__Direction__. Provide an exact copy of the data, excluding the images.

____

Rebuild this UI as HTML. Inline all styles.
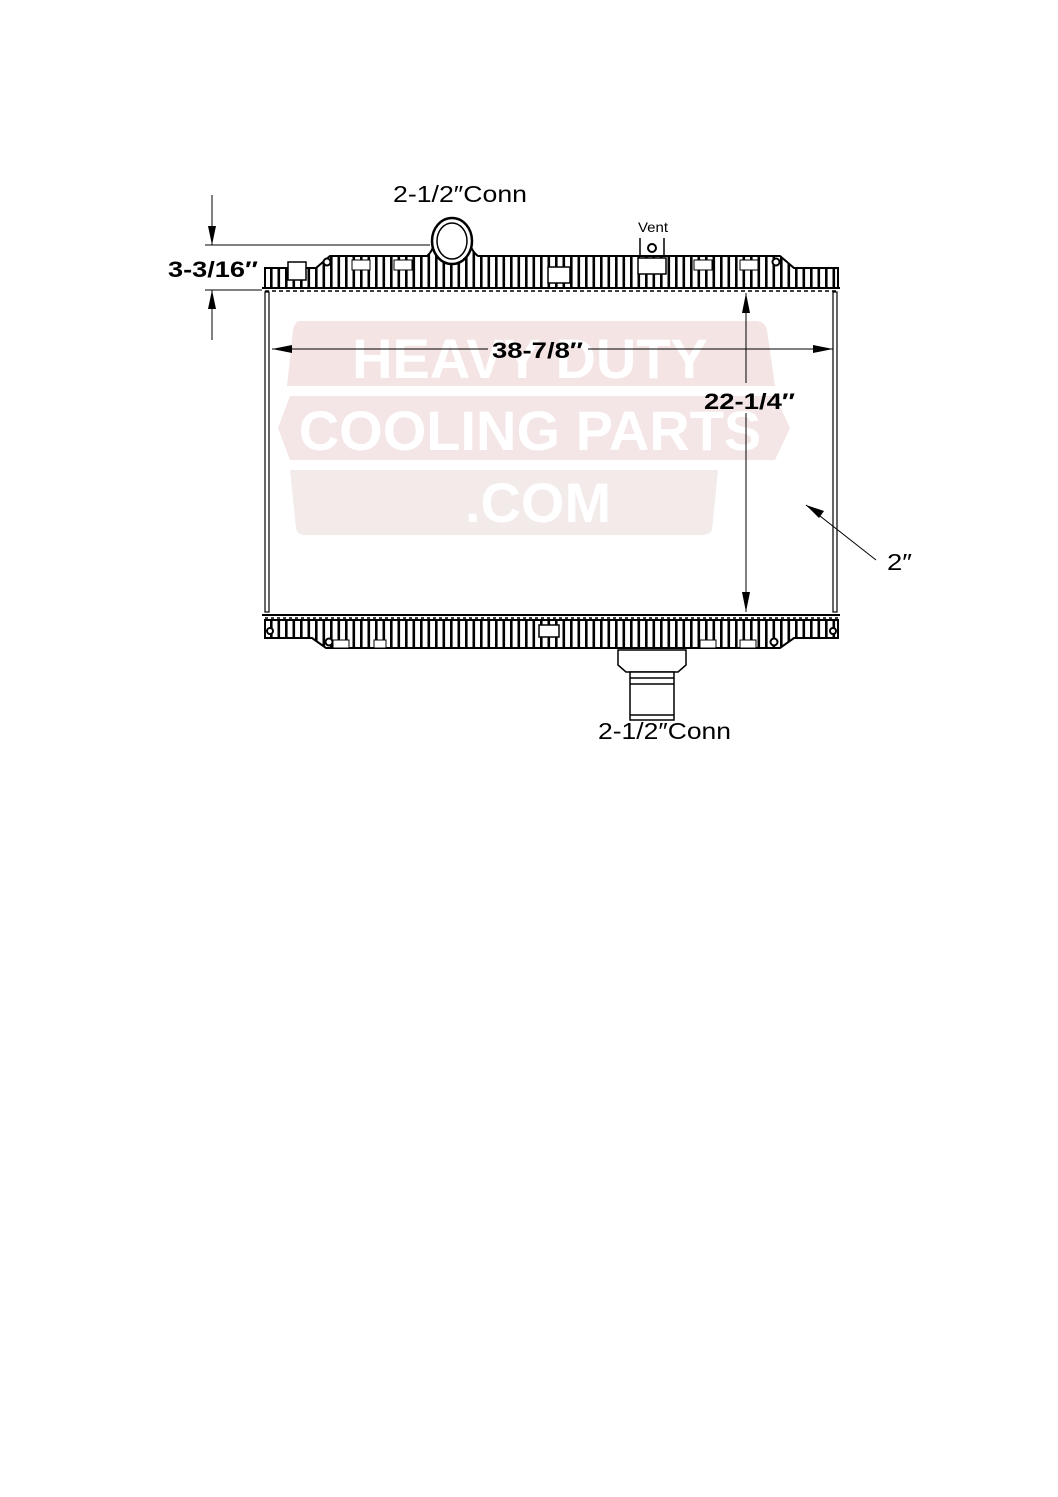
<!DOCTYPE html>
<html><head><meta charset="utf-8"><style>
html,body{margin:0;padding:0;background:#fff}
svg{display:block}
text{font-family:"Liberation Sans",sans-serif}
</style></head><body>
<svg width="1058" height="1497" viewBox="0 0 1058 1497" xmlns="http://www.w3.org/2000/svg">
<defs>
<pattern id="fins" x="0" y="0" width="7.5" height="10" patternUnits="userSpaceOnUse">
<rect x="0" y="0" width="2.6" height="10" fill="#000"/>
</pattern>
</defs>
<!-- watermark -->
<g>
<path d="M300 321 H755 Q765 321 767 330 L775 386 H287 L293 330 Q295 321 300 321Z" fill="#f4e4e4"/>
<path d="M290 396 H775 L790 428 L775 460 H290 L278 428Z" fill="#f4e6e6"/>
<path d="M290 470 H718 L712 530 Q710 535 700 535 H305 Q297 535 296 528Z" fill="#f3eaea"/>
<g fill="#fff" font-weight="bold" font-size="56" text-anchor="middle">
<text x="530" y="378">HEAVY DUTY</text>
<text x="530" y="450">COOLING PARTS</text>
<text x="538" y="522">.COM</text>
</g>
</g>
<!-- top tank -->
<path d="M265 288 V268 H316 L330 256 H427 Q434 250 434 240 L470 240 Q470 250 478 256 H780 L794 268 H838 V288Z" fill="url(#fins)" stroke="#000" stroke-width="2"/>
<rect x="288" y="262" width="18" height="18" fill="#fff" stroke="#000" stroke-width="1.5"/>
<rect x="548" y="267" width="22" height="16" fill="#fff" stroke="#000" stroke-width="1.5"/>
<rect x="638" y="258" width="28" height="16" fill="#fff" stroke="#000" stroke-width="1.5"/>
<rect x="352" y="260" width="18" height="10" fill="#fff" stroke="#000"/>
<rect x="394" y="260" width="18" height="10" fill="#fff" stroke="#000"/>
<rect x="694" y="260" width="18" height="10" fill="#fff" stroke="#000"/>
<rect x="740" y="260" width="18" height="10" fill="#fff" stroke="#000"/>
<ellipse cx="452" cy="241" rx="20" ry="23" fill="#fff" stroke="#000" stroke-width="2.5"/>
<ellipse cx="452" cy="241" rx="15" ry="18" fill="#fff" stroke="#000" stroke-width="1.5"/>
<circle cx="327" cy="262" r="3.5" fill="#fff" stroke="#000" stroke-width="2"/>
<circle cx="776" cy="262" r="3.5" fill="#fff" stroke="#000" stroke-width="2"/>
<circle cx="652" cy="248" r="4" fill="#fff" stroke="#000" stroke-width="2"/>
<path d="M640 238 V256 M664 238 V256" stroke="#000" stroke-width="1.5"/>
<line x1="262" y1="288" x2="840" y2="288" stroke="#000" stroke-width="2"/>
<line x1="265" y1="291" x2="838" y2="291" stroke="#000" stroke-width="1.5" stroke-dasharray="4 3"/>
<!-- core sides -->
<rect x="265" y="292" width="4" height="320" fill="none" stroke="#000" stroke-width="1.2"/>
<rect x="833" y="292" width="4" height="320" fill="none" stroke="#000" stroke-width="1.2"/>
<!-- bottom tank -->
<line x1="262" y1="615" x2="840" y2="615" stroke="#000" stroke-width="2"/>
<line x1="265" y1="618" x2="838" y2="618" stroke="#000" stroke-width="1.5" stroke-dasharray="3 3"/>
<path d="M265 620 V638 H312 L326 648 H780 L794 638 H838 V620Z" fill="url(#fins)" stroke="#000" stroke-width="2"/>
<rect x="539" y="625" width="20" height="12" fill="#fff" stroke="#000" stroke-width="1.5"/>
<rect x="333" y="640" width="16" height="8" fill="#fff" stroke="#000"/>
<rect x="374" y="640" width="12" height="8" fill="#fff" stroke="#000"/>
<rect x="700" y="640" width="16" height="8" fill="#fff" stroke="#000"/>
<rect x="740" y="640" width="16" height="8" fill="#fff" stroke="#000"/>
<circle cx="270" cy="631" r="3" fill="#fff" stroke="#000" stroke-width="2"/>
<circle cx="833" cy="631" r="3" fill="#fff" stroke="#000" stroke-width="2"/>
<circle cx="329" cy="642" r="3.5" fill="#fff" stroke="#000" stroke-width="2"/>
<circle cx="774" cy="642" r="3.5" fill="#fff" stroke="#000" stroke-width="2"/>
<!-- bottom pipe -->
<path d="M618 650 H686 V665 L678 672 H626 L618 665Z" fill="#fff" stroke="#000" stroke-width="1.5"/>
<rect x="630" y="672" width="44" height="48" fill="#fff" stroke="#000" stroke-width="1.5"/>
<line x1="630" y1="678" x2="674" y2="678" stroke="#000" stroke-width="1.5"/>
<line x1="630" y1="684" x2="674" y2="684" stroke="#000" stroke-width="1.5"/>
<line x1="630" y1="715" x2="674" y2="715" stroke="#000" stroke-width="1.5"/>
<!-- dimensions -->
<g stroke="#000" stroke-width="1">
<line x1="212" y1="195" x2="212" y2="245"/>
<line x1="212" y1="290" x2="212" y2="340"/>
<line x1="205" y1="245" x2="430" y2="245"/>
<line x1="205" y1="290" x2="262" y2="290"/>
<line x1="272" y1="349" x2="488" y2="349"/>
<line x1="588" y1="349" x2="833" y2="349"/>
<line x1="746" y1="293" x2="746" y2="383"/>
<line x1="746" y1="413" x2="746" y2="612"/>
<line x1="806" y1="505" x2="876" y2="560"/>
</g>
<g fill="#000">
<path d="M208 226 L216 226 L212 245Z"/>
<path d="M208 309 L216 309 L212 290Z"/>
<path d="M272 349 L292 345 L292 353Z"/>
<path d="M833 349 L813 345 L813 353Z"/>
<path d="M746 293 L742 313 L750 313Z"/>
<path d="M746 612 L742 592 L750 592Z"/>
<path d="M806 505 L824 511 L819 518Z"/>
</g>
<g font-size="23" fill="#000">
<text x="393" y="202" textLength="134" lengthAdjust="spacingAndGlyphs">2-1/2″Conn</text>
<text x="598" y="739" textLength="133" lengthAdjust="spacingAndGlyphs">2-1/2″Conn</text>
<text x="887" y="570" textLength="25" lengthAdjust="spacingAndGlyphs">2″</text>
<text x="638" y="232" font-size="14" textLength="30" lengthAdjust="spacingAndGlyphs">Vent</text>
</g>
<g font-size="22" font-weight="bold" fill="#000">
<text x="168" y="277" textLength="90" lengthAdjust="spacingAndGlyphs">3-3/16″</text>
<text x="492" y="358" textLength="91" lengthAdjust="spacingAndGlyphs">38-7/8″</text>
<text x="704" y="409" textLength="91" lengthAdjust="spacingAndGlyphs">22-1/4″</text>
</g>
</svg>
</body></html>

____

__Result for this exercise__.
Rebuild this UI as HTML. Inline all styles.
<!DOCTYPE html>
<html><head><meta charset="utf-8"><style>
html,body{margin:0;padding:0;background:#fff}
svg{display:block}
text{font-family:"Liberation Sans",sans-serif}
</style></head><body>
<svg width="1058" height="1497" viewBox="0 0 1058 1497" xmlns="http://www.w3.org/2000/svg">
<defs>
<pattern id="fins" x="0" y="0" width="7.5" height="10" patternUnits="userSpaceOnUse">
<rect x="0" y="0" width="2.6" height="10" fill="#000"/>
</pattern>
</defs>
<!-- watermark -->
<g>
<path d="M300 321 H755 Q765 321 767 330 L775 386 H287 L293 330 Q295 321 300 321Z" fill="#f4e4e4"/>
<path d="M290 396 H775 L790 428 L775 460 H290 L278 428Z" fill="#f4e6e6"/>
<path d="M290 470 H718 L712 530 Q710 535 700 535 H305 Q297 535 296 528Z" fill="#f3eaea"/>
<g fill="#fff" font-weight="bold" font-size="56" text-anchor="middle">
<text x="530" y="378">HEAVY DUTY</text>
<text x="530" y="450">COOLING PARTS</text>
<text x="538" y="522">.COM</text>
</g>
</g>
<!-- top tank -->
<path d="M265 288 V268 H316 L330 256 H427 Q434 250 434 240 L470 240 Q470 250 478 256 H780 L794 268 H838 V288Z" fill="url(#fins)" stroke="#000" stroke-width="2"/>
<rect x="288" y="262" width="18" height="18" fill="#fff" stroke="#000" stroke-width="1.5"/>
<rect x="548" y="267" width="22" height="16" fill="#fff" stroke="#000" stroke-width="1.5"/>
<rect x="638" y="258" width="28" height="16" fill="#fff" stroke="#000" stroke-width="1.5"/>
<rect x="352" y="260" width="18" height="10" fill="#fff" stroke="#000"/>
<rect x="394" y="260" width="18" height="10" fill="#fff" stroke="#000"/>
<rect x="694" y="260" width="18" height="10" fill="#fff" stroke="#000"/>
<rect x="740" y="260" width="18" height="10" fill="#fff" stroke="#000"/>
<ellipse cx="452" cy="241" rx="20" ry="23" fill="#fff" stroke="#000" stroke-width="2.5"/>
<ellipse cx="452" cy="241" rx="15" ry="18" fill="#fff" stroke="#000" stroke-width="1.5"/>
<circle cx="327" cy="262" r="3.5" fill="#fff" stroke="#000" stroke-width="2"/>
<circle cx="776" cy="262" r="3.5" fill="#fff" stroke="#000" stroke-width="2"/>
<circle cx="652" cy="248" r="4" fill="#fff" stroke="#000" stroke-width="2"/>
<path d="M640 238 V256 M664 238 V256" stroke="#000" stroke-width="1.5"/>
<line x1="262" y1="288" x2="840" y2="288" stroke="#000" stroke-width="2"/>
<line x1="265" y1="291" x2="838" y2="291" stroke="#000" stroke-width="1.5" stroke-dasharray="4 3"/>
<!-- core sides -->
<rect x="265" y="292" width="4" height="320" fill="none" stroke="#000" stroke-width="1.2"/>
<rect x="833" y="292" width="4" height="320" fill="none" stroke="#000" stroke-width="1.2"/>
<!-- bottom tank -->
<line x1="262" y1="615" x2="840" y2="615" stroke="#000" stroke-width="2"/>
<line x1="265" y1="618" x2="838" y2="618" stroke="#000" stroke-width="1.5" stroke-dasharray="3 3"/>
<path d="M265 620 V638 H312 L326 648 H780 L794 638 H838 V620Z" fill="url(#fins)" stroke="#000" stroke-width="2"/>
<rect x="539" y="625" width="20" height="12" fill="#fff" stroke="#000" stroke-width="1.5"/>
<rect x="333" y="640" width="16" height="8" fill="#fff" stroke="#000"/>
<rect x="374" y="640" width="12" height="8" fill="#fff" stroke="#000"/>
<rect x="700" y="640" width="16" height="8" fill="#fff" stroke="#000"/>
<rect x="740" y="640" width="16" height="8" fill="#fff" stroke="#000"/>
<circle cx="270" cy="631" r="3" fill="#fff" stroke="#000" stroke-width="2"/>
<circle cx="833" cy="631" r="3" fill="#fff" stroke="#000" stroke-width="2"/>
<circle cx="329" cy="642" r="3.5" fill="#fff" stroke="#000" stroke-width="2"/>
<circle cx="774" cy="642" r="3.5" fill="#fff" stroke="#000" stroke-width="2"/>
<!-- bottom pipe -->
<path d="M618 650 H686 V665 L678 672 H626 L618 665Z" fill="#fff" stroke="#000" stroke-width="1.5"/>
<rect x="630" y="672" width="44" height="48" fill="#fff" stroke="#000" stroke-width="1.5"/>
<line x1="630" y1="678" x2="674" y2="678" stroke="#000" stroke-width="1.5"/>
<line x1="630" y1="684" x2="674" y2="684" stroke="#000" stroke-width="1.5"/>
<line x1="630" y1="715" x2="674" y2="715" stroke="#000" stroke-width="1.5"/>
<!-- dimensions -->
<g stroke="#000" stroke-width="1">
<line x1="212" y1="195" x2="212" y2="245"/>
<line x1="212" y1="290" x2="212" y2="340"/>
<line x1="205" y1="245" x2="430" y2="245"/>
<line x1="205" y1="290" x2="262" y2="290"/>
<line x1="272" y1="349" x2="488" y2="349"/>
<line x1="588" y1="349" x2="833" y2="349"/>
<line x1="746" y1="293" x2="746" y2="383"/>
<line x1="746" y1="413" x2="746" y2="612"/>
<line x1="806" y1="505" x2="876" y2="560"/>
</g>
<g fill="#000">
<path d="M208 226 L216 226 L212 245Z"/>
<path d="M208 309 L216 309 L212 290Z"/>
<path d="M272 349 L292 345 L292 353Z"/>
<path d="M833 349 L813 345 L813 353Z"/>
<path d="M746 293 L742 313 L750 313Z"/>
<path d="M746 612 L742 592 L750 592Z"/>
<path d="M806 505 L824 511 L819 518Z"/>
</g>
<g font-size="23" fill="#000">
<text x="393" y="202" textLength="134" lengthAdjust="spacingAndGlyphs">2-1/2″Conn</text>
<text x="598" y="739" textLength="133" lengthAdjust="spacingAndGlyphs">2-1/2″Conn</text>
<text x="887" y="570" textLength="25" lengthAdjust="spacingAndGlyphs">2″</text>
<text x="638" y="232" font-size="14" textLength="30" lengthAdjust="spacingAndGlyphs">Vent</text>
</g>
<g font-size="22" font-weight="bold" fill="#000">
<text x="168" y="277" textLength="90" lengthAdjust="spacingAndGlyphs">3-3/16″</text>
<text x="492" y="358" textLength="91" lengthAdjust="spacingAndGlyphs">38-7/8″</text>
<text x="704" y="409" textLength="91" lengthAdjust="spacingAndGlyphs">22-1/4″</text>
</g>
</svg>
</body></html>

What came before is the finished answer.